- [YOUR TASK]: Transcribe the material from its first line onward, ending with the line that contains "const fyLabel = 'Full year';" and adding nothing beyond it.

- [MATERIAL]:

+ + + + +

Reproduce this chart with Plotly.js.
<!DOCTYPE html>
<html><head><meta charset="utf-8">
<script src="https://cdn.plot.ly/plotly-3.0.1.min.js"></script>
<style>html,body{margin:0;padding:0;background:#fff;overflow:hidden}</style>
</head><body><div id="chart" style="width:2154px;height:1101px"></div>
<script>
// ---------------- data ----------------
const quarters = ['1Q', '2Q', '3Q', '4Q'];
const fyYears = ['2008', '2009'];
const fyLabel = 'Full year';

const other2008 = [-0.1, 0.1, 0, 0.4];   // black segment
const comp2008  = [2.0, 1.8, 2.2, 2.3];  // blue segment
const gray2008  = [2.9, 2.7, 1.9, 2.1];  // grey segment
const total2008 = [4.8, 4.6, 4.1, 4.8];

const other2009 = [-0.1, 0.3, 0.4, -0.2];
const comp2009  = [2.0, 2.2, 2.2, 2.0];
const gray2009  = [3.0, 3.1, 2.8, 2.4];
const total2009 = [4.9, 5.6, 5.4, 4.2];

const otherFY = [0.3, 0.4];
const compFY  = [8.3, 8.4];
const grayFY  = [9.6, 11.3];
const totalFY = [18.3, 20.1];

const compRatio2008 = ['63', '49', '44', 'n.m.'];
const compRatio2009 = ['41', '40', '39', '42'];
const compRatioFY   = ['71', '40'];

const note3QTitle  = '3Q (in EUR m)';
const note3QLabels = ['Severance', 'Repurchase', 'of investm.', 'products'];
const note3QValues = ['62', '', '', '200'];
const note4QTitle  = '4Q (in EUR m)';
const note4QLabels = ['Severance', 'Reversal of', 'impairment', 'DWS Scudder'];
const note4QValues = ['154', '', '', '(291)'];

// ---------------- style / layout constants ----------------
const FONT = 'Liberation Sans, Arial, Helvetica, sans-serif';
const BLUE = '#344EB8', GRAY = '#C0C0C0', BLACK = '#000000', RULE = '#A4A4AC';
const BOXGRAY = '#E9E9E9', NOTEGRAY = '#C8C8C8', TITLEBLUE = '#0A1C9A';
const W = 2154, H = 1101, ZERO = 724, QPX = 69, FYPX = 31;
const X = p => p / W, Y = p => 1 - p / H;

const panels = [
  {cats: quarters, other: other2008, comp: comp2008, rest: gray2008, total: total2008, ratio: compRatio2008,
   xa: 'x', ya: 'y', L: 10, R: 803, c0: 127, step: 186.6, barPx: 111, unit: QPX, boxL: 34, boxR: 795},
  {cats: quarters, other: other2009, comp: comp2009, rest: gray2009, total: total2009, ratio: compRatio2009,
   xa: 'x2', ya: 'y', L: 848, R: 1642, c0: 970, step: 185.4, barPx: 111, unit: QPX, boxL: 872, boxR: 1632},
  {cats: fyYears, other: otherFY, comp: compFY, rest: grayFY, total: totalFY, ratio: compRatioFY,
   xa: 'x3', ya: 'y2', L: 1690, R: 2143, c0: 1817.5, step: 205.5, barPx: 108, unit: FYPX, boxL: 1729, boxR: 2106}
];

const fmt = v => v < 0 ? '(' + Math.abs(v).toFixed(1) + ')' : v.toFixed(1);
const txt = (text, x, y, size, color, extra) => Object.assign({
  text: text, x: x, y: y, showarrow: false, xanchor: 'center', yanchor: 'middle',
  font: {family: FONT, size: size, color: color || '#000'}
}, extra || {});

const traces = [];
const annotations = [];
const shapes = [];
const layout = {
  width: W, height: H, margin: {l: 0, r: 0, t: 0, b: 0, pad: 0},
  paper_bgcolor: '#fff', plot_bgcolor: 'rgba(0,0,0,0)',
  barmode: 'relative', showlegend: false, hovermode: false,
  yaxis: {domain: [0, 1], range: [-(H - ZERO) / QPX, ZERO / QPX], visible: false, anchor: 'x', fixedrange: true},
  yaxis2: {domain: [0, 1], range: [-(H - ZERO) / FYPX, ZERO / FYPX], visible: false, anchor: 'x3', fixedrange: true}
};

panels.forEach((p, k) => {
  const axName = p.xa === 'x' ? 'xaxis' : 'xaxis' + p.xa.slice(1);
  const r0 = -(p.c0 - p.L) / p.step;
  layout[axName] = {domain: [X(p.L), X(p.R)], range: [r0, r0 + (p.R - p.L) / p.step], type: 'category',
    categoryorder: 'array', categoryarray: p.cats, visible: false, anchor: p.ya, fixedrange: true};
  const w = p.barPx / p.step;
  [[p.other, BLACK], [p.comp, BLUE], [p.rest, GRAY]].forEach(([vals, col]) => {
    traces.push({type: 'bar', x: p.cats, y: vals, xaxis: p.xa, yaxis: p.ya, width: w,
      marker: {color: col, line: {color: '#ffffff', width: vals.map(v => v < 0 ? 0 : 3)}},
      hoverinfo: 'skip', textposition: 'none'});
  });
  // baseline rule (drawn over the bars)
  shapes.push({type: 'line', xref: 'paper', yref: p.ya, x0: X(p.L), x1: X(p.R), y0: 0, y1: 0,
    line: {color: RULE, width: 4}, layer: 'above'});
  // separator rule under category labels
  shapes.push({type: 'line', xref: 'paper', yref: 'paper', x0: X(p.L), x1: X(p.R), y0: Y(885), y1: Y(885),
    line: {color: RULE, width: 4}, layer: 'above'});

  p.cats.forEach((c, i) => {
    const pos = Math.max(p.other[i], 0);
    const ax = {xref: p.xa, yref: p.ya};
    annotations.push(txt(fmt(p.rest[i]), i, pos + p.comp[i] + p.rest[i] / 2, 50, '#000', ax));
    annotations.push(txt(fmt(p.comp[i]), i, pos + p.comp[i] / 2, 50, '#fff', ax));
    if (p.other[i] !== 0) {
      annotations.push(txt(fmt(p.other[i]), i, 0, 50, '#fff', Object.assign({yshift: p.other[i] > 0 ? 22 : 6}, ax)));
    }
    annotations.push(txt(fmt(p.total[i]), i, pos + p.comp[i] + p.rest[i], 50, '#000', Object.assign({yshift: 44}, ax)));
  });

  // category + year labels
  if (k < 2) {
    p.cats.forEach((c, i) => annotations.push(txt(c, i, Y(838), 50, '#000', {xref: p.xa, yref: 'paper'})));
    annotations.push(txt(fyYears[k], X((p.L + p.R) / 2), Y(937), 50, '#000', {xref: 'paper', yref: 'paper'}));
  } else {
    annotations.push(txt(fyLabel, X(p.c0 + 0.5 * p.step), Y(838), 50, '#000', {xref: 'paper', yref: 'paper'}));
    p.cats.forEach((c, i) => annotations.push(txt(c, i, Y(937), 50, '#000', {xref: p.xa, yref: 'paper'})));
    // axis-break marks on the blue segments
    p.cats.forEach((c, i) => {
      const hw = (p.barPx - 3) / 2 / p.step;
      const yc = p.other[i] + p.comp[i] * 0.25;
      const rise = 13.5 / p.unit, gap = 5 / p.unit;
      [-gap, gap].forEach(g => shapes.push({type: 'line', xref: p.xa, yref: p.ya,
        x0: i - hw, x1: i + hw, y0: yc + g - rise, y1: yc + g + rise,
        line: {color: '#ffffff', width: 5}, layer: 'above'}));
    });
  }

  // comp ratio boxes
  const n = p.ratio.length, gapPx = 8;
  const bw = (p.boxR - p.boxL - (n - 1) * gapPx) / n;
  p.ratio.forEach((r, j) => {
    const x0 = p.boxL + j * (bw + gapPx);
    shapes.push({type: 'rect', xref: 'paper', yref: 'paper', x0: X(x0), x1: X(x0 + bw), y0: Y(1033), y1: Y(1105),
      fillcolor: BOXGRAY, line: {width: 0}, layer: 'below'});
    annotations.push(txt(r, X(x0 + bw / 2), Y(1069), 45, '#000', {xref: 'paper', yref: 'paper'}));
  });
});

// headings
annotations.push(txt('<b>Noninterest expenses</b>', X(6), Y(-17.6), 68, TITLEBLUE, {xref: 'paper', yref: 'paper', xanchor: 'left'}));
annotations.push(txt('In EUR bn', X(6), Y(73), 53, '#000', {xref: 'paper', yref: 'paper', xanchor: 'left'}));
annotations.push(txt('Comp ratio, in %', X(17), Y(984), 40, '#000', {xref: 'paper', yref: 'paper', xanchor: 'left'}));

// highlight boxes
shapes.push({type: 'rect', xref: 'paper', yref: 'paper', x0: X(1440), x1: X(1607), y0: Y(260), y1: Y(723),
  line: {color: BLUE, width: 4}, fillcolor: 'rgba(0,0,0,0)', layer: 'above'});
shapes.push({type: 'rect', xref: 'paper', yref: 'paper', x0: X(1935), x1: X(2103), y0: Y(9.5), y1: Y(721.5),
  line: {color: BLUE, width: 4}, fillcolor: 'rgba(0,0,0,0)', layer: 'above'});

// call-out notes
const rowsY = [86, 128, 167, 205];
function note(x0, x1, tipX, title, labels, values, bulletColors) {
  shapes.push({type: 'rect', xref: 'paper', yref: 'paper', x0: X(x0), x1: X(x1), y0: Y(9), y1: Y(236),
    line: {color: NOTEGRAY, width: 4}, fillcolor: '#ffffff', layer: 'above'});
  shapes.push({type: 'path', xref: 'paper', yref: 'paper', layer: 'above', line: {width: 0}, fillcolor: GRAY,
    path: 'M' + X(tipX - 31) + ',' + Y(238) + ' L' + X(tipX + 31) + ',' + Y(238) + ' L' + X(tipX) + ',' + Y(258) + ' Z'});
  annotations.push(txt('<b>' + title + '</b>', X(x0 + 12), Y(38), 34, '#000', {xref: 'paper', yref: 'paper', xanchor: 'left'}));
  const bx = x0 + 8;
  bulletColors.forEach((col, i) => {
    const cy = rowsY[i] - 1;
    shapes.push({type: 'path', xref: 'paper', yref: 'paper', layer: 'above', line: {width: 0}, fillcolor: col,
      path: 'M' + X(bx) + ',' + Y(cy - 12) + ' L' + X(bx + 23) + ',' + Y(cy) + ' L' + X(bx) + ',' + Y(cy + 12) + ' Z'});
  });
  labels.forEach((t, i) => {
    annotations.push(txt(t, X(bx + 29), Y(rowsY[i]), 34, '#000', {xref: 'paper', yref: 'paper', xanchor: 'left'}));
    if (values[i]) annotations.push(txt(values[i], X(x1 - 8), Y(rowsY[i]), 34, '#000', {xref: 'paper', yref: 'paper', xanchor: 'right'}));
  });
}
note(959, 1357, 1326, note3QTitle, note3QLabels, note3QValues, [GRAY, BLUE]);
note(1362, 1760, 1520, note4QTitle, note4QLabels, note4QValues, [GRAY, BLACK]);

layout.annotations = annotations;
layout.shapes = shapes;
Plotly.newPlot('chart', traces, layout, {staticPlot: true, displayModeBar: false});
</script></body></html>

+ + + + +

- [EXERCISE ANSWER]:
Reproduce this chart with Plotly.js.
<!DOCTYPE html>
<html><head><meta charset="utf-8">
<script src="https://cdn.plot.ly/plotly-3.0.1.min.js"></script>
<style>html,body{margin:0;padding:0;background:#fff;overflow:hidden}</style>
</head><body><div id="chart" style="width:2154px;height:1101px"></div>
<script>
// ---------------- data ----------------
const quarters = ['1Q', '2Q', '3Q', '4Q'];
const fyYears = ['2008', '2009'];
const fyLabel = 'Full year';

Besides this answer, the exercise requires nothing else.